Taft's great-grandfather was President William Howard Taft -- who later was a chief justice -- and both his father and grandfather were U.S. senators from Ohio.

Taft's golf outings were a break from the pressure of work, said Hicks, who golfed frequently with the governor.

"I don't believe for one minute that anybody got a contract, got an investment, got a policy decision made because they played golf with the governor," Hicks said.

Taft spent Wednesday in his office, announcing the signing of two minor bills in a statement that came less than an hour before the charges were revealed. He returned to the governor's residence without making any comment.

The charges were all the more striking because of Taft's reputation as an ethics cheerleader.

Three months ago he stressed at an ethics conference the importance of ethical behavior for public employees.

"Public employees can enjoy entertainment, such as golf or dining out, with persons working for a regulated company, or one doing business with the state, ONLY if they fully pay their own way," he said in the May 11 speech at Xavier University.

After he was sworn in to office just after midnight on Jan. 11, 1999, Taft called his family legacy "a tradition of integrity" and "ethical conduct in office." At his first Cabinet meeting, he hammered home the importance of ethics. In October 1999, Taft ordered his top staffers and agency directors to take ethics training every two years.

In 2000, Taft weathered criticism over a fundraising letter he signed that promised meetings with himself and a briefing with congressional members in exchange for a $25,000 pledge.

Democrats, who control no state offices in Ohio, were predictable in their criticism of the governor. But Republicans also expressed anger at the leader of their party.

"I am disappointed in the governor's failure to report these outings," said Bob Bennett, chairman of the Ohio Republican Party. "He set a high ethical standard for his administration, and in this case he failed to meet that standard."

Other Ohio governors have come under investigation, including Republican George Voinovich, investigated for unproven allegations he laundered campaign money, and Democrat Richard Celeste, whose connections to a contributor who owned the failed Home State Savings Bank were examined.
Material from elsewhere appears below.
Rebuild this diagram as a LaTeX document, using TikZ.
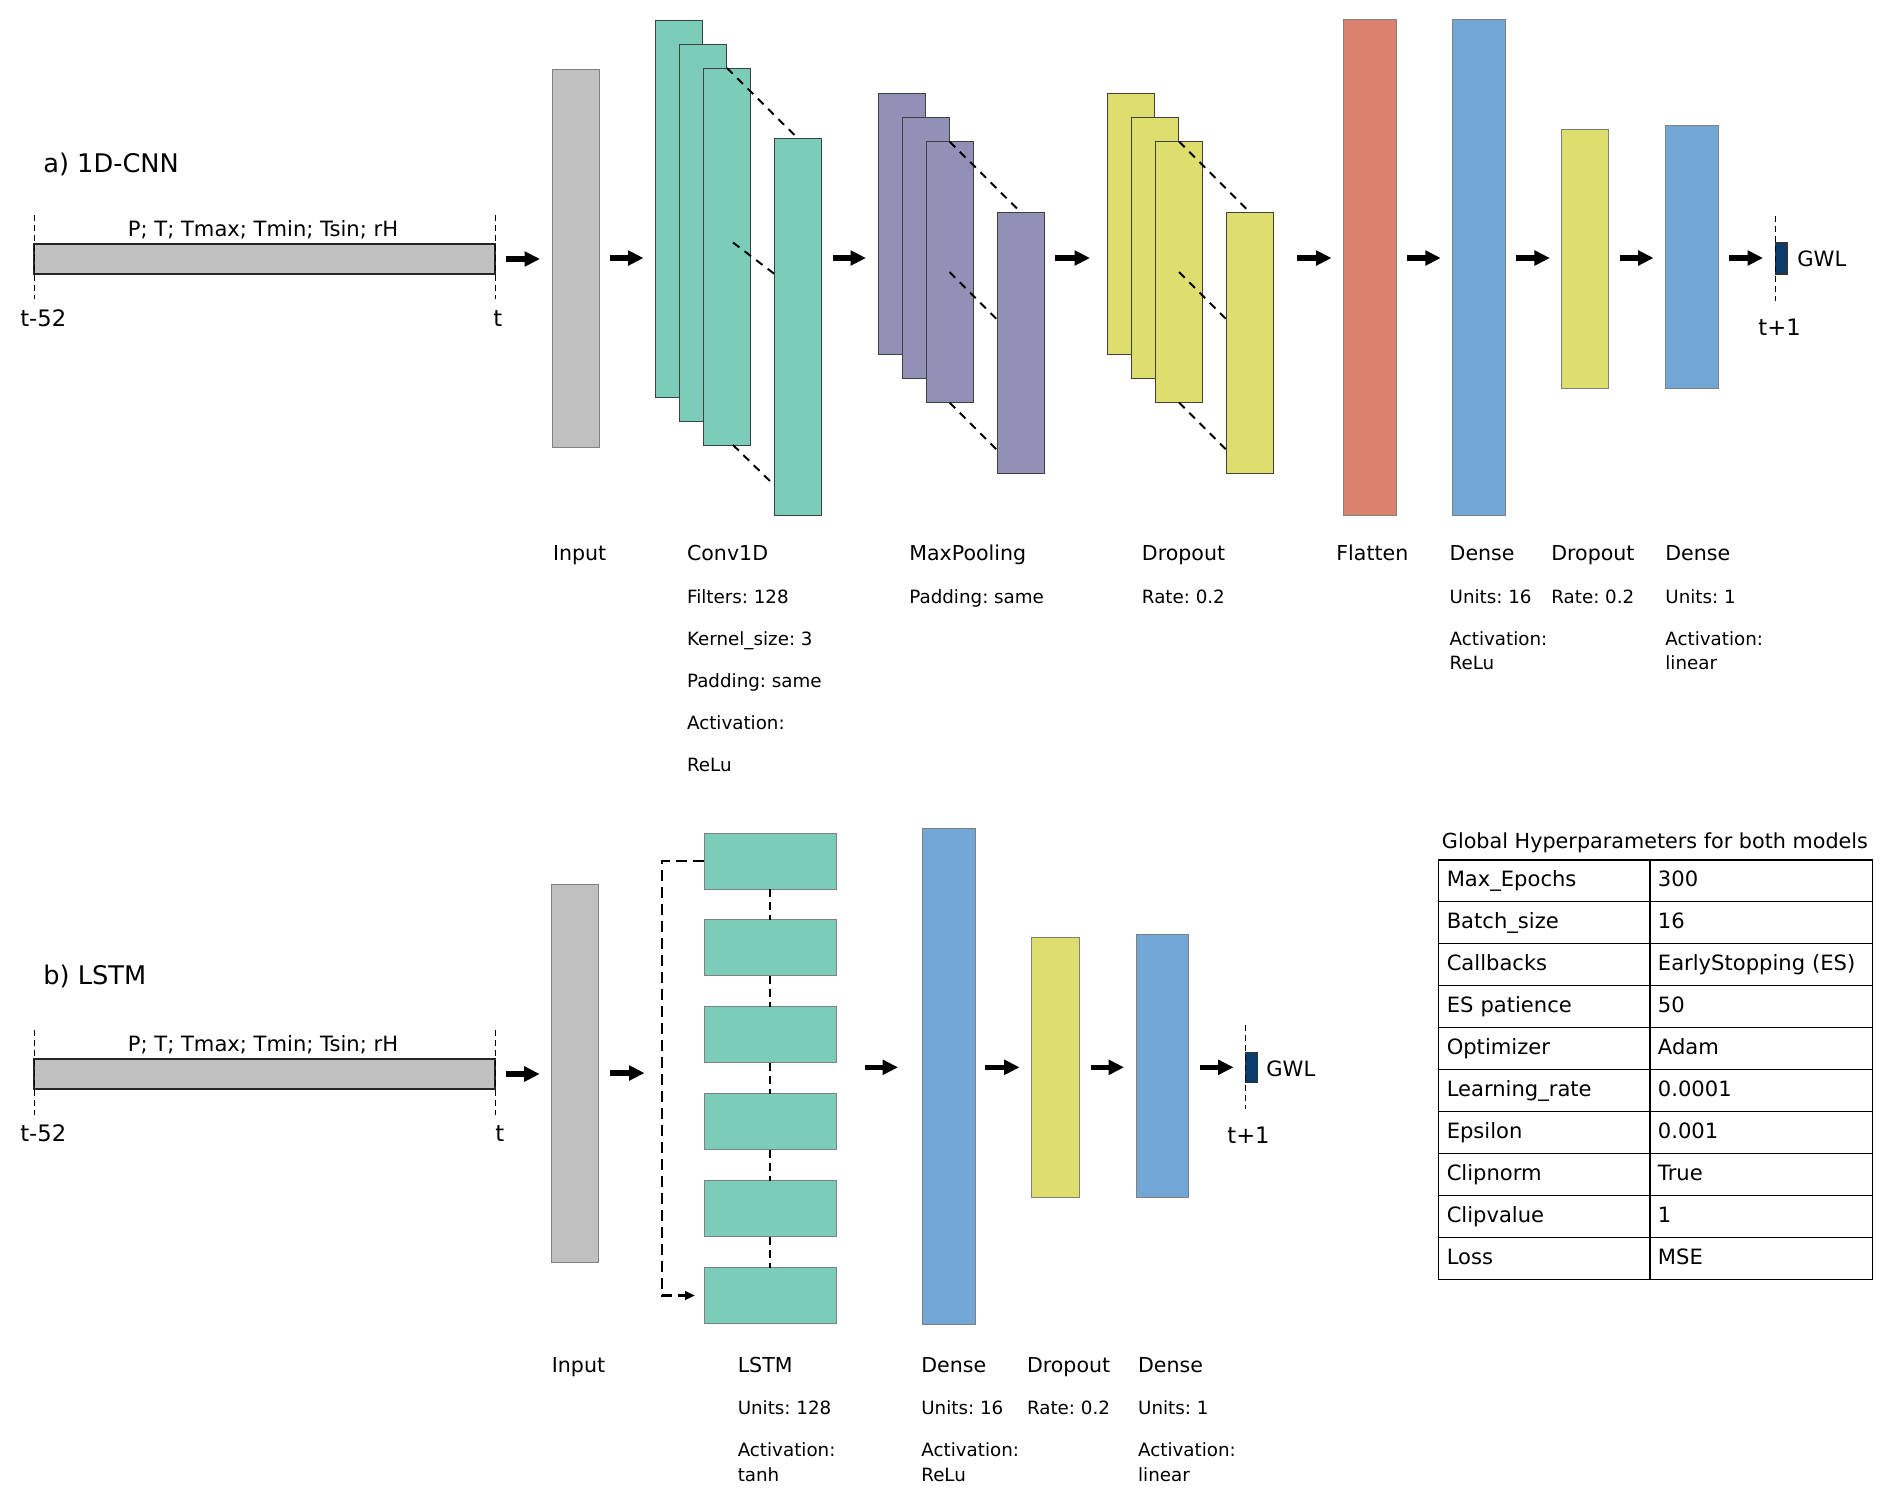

Taft released records Aug. 5 showing he accepted invitations to 21 golf outings since 1999, including a 2001 outing with Noe, who has contributed $22,190 to Taft's political campaigns, state records show.

Taft's golf partners have included John Snow, then the head of transportation company CSX Corp. and now the U.S. Treasury secretary, and Tony Alexander, president and chief executive of Akron-based FirstEnergy Corp. The records did not show who paid.

Three former directors under Taft have resigned following accusations they were treated to golf outings by companies that did business with their agencies. A May 2001 Ohio Ethics Commission memo specified that golf rounds should be reported as gifts.

Some Ohioans were ready to forgive Taft for what they considered a minor mistake, while others weren't so charitable.

"He should get thrown out. He's been a foul ball ever since he's been in there," said Steve Moss, 83, as he waited for a bus at a stop near Cleveland's Public Square. "He's been missing everything. He's not doing anything for the people."

Governors around the country have faced criminal charges before, in many cases more serious allegations than Taft's case.

In Illinois, Gov. George Ryan decided not to seek a second term amid a corruption scandal. In Connecticut, Gov. John G. Rowland pleaded guilty last year to trading access to his office for more than $100,000 in vacations, charter airline trips to Las Vegas and home repairs.

Taft was elected governor in 1998, following the most expensive campaign in state history, in which he and his chief opponent each spent $10 million. Persuaded by the GOP to avoid a primary fight for governor with Voinovich in 1990, Taft settled for secretary of state and easily won re-election in a Republican sweep in 1994.